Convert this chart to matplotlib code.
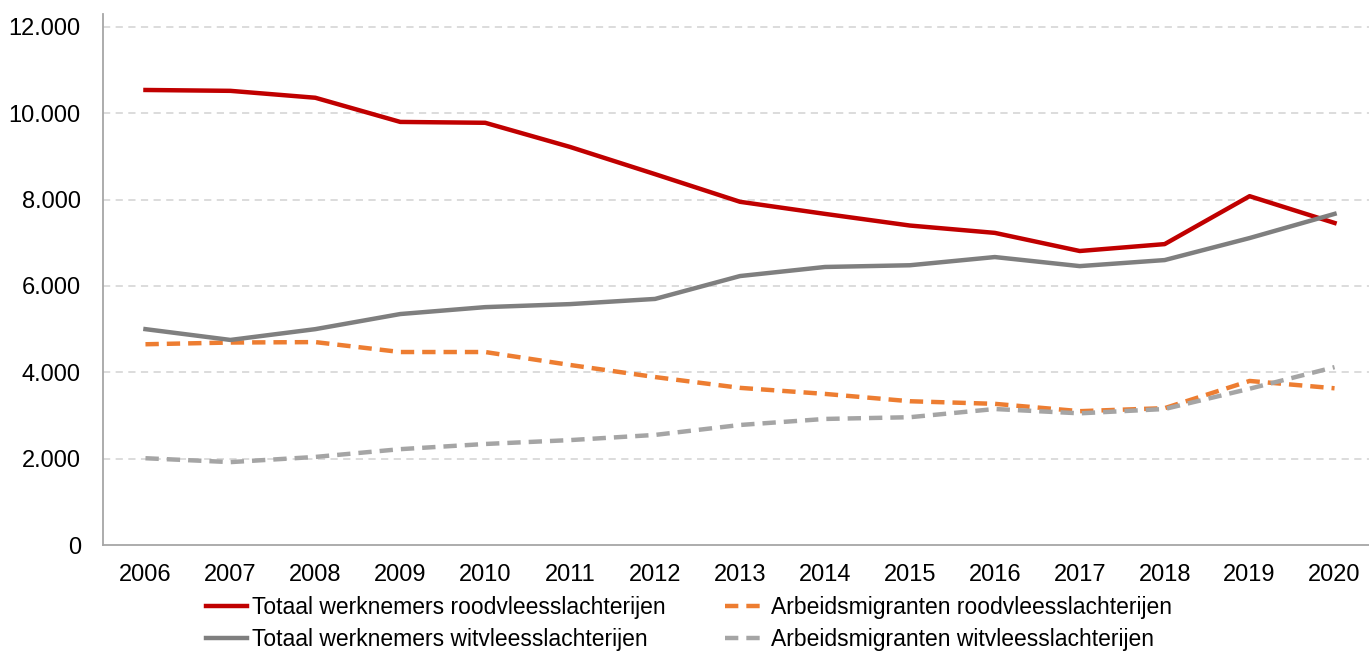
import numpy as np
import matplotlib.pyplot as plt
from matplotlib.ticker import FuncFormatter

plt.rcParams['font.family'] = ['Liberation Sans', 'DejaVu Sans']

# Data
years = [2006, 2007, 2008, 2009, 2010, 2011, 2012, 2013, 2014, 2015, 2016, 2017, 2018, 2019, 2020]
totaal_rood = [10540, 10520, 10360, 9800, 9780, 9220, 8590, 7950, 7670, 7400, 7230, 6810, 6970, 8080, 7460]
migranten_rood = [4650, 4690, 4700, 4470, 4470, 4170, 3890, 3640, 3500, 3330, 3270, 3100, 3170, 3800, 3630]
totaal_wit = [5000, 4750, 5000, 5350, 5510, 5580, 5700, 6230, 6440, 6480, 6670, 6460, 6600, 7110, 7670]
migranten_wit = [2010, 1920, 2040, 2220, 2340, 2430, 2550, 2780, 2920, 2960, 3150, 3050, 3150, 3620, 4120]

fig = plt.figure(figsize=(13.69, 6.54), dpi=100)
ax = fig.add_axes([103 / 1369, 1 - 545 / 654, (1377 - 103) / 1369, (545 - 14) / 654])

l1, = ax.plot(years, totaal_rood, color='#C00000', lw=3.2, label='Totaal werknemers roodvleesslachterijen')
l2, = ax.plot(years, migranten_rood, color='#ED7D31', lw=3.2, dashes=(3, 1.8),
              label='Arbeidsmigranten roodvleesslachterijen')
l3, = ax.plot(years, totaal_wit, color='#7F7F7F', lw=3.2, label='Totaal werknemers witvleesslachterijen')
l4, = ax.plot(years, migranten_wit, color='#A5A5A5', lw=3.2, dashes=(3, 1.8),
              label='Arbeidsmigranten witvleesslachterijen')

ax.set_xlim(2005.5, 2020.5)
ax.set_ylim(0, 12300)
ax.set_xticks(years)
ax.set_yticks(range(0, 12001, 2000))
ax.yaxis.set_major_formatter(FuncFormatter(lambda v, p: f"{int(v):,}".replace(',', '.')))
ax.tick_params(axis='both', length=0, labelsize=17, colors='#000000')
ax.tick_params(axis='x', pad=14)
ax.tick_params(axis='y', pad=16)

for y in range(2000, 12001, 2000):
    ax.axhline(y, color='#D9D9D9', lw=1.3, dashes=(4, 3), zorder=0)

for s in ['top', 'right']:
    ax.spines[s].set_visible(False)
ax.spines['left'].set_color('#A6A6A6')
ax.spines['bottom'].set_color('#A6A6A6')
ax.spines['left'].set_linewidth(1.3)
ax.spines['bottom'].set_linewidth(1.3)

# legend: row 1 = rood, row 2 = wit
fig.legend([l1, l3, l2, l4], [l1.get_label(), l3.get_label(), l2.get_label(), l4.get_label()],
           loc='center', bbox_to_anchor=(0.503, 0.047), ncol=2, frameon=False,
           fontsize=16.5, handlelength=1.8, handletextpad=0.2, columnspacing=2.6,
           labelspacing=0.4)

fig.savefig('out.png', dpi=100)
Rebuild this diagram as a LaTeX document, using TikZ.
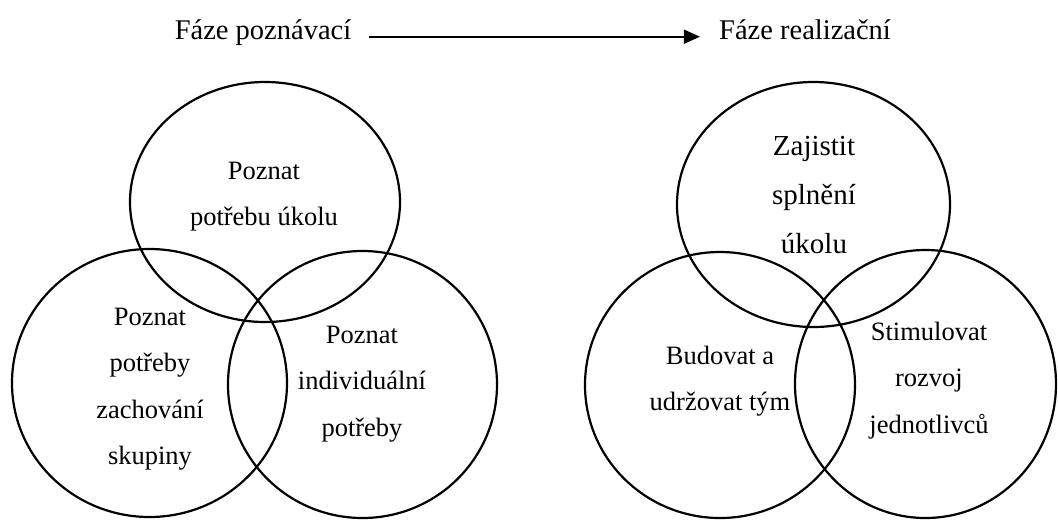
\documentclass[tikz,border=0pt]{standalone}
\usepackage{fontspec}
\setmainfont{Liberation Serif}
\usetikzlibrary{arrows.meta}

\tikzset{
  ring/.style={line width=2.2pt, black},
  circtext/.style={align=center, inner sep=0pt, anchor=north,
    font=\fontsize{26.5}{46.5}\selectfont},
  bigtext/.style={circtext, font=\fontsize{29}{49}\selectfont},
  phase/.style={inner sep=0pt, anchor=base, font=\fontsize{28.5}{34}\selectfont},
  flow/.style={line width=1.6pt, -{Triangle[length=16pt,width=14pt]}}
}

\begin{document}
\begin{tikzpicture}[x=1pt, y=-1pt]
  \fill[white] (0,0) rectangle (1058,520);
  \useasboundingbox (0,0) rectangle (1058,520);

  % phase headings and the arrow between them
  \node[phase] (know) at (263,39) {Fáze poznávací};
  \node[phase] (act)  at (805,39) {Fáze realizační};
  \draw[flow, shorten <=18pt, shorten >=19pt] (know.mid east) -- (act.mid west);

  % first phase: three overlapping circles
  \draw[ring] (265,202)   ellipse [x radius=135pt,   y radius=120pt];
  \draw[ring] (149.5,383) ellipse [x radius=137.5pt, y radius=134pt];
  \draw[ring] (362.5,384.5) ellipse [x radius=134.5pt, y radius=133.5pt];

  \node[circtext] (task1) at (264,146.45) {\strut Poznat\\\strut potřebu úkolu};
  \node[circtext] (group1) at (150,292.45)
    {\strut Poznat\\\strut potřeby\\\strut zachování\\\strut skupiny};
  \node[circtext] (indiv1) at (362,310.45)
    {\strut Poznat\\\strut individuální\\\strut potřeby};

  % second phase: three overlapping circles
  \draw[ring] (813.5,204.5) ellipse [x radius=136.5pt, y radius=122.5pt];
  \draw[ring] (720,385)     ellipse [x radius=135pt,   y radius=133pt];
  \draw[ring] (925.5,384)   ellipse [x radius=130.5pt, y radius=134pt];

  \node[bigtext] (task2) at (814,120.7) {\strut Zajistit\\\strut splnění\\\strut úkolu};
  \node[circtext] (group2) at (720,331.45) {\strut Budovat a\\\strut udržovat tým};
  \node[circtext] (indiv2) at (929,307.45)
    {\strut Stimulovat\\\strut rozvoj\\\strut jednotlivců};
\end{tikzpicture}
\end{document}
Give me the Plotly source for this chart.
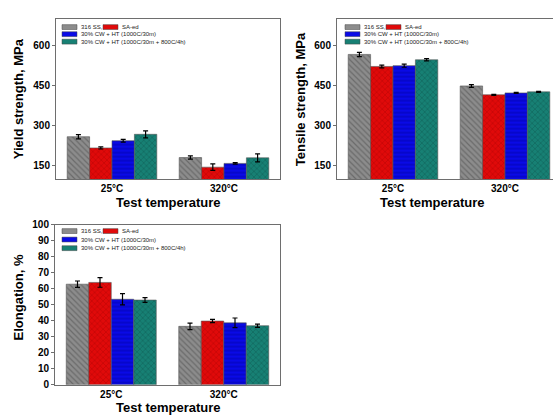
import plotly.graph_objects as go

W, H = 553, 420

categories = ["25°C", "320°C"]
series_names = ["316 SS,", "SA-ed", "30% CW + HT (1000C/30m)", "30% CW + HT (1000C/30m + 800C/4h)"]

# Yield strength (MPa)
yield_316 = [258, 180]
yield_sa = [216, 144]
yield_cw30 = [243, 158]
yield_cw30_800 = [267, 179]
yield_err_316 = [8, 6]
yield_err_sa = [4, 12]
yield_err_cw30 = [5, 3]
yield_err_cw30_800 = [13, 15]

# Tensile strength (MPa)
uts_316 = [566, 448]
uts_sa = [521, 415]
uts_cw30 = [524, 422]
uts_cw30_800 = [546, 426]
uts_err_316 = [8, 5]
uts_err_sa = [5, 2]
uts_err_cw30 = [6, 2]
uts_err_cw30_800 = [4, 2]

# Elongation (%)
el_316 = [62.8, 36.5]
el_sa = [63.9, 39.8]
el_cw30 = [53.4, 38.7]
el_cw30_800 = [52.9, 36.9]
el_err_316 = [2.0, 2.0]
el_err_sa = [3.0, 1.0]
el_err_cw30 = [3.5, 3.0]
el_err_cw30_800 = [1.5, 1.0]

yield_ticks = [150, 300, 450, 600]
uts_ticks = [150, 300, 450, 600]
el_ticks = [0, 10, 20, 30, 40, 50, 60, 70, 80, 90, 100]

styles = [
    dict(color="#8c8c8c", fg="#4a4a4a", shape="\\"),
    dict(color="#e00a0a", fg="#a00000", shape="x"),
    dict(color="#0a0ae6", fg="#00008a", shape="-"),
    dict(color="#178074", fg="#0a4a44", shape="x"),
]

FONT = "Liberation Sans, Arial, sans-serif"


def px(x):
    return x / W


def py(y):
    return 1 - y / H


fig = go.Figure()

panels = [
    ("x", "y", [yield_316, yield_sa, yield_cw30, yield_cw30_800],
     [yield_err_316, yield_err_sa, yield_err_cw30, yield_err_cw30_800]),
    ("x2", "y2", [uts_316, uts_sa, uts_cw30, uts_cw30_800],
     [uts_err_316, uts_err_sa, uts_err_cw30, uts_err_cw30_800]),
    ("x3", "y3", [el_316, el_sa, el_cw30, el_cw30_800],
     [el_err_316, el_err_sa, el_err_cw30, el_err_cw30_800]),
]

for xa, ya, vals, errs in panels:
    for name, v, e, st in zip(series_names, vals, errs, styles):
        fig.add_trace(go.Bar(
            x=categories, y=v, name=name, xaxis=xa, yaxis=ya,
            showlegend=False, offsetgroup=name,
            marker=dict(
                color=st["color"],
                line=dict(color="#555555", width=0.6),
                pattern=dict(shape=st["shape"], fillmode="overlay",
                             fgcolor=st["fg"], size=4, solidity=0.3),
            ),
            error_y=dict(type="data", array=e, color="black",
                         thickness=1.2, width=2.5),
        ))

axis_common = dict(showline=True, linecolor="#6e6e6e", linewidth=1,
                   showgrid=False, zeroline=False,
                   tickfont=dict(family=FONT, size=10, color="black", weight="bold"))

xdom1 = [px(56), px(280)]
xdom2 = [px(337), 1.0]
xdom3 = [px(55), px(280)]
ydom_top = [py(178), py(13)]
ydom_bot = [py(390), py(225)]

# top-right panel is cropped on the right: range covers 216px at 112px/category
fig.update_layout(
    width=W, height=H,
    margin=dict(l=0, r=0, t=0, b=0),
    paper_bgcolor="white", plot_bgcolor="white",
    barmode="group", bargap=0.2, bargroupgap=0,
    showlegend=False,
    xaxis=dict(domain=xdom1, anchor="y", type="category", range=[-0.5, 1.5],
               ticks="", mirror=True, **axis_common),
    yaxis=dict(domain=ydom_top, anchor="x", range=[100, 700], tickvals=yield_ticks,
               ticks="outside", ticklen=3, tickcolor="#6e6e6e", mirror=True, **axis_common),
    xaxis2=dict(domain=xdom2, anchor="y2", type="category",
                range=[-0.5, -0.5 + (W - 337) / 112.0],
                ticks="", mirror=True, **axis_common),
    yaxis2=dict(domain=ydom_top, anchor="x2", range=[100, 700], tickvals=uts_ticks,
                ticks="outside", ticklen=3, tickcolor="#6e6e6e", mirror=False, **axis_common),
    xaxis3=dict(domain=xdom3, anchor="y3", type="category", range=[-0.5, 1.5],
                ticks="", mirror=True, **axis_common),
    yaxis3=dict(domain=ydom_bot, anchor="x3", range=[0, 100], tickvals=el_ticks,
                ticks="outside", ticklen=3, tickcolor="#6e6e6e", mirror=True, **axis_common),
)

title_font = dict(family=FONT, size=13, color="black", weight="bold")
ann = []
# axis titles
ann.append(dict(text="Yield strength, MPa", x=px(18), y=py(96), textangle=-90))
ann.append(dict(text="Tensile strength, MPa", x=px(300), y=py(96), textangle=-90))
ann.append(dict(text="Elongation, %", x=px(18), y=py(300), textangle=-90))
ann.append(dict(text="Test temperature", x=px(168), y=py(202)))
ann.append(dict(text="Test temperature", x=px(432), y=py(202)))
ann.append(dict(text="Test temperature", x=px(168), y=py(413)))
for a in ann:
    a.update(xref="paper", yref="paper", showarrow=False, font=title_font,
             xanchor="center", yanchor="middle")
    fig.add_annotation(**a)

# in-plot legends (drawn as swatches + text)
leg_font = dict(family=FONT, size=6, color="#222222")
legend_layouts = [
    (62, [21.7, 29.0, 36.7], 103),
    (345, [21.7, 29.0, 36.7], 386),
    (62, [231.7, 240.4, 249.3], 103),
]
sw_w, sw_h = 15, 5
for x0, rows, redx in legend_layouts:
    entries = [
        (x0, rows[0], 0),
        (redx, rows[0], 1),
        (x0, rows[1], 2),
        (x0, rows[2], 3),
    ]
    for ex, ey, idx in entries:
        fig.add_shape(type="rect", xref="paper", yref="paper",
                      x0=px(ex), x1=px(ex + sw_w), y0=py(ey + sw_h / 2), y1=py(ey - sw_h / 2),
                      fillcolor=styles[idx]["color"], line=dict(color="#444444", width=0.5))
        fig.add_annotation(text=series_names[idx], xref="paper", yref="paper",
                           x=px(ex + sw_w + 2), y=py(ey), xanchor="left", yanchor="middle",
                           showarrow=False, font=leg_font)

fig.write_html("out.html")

____

INSTRUCTIONS FOR THE TASK:
From the listing above, repeat only the lines between the line containing "Rebuild this diagram" and the line containing "W, H = 553, 420", those two included. Pictures are not part of the copy.

RESULT BELOW:
Rebuild this diagram as a LaTeX document, using TikZ.
\documentclass[tikz,border=0pt]{standalone}
\usepackage{fontspec}
\setmainfont{Liberation Serif}
\usetikzlibrary{arrows.meta}

\tikzset{
  ring/.style={line width=2.2pt, black},
  circtext/.style={align=center, inner sep=0pt, anchor=north,
    font=\fontsize{26.5}{46.5}\selectfont},
  bigtext/.style={circtext, font=\fontsize{29}{49}\selectfont},
  phase/.style={inner sep=0pt, anchor=base, font=\fontsize{28.5}{34}\selectfont},
  flow/.style={line width=1.6pt, -{Triangle[length=16pt,width=14pt]}}
}

\begin{document}
\begin{tikzpicture}[x=1pt, y=-1pt]
  \fill[white] (0,0) rectangle (1058,520);
  \useasboundingbox (0,0) rectangle (1058,520);

  % phase headings and the arrow between them
  \node[phase] (know) at (263,39) {Fáze poznávací};
  \node[phase] (act)  at (805,39) {Fáze realizační};
  \draw[flow, shorten <=18pt, shorten >=19pt] (know.mid east) -- (act.mid west);

  % first phase: three overlapping circles
  \draw[ring] (265,202)   ellipse [x radius=135pt,   y radius=120pt];
  \draw[ring] (149.5,383) ellipse [x radius=137.5pt, y radius=134pt];
  \draw[ring] (362.5,384.5) ellipse [x radius=134.5pt, y radius=133.5pt];

  \node[circtext] (task1) at (264,146.45) {\strut Poznat\\\strut potřebu úkolu};
  \node[circtext] (group1) at (150,292.45)
    {\strut Poznat\\\strut potřeby\\\strut zachování\\\strut skupiny};
  \node[circtext] (indiv1) at (362,310.45)
    {\strut Poznat\\\strut individuální\\\strut potřeby};

  % second phase: three overlapping circles
  \draw[ring] (813.5,204.5) ellipse [x radius=136.5pt, y radius=122.5pt];
  \draw[ring] (720,385)     ellipse [x radius=135pt,   y radius=133pt];
  \draw[ring] (925.5,384)   ellipse [x radius=130.5pt, y radius=134pt];

  \node[bigtext] (task2) at (814,120.7) {\strut Zajistit\\\strut splnění\\\strut úkolu};
  \node[circtext] (group2) at (720,331.45) {\strut Budovat a\\\strut udržovat tým};
  \node[circtext] (indiv2) at (929,307.45)
    {\strut Stimulovat\\\strut rozvoj\\\strut jednotlivců};
\end{tikzpicture}
\end{document}
Give me the Plotly source for this chart.
import plotly.graph_objects as go

W, H = 553, 420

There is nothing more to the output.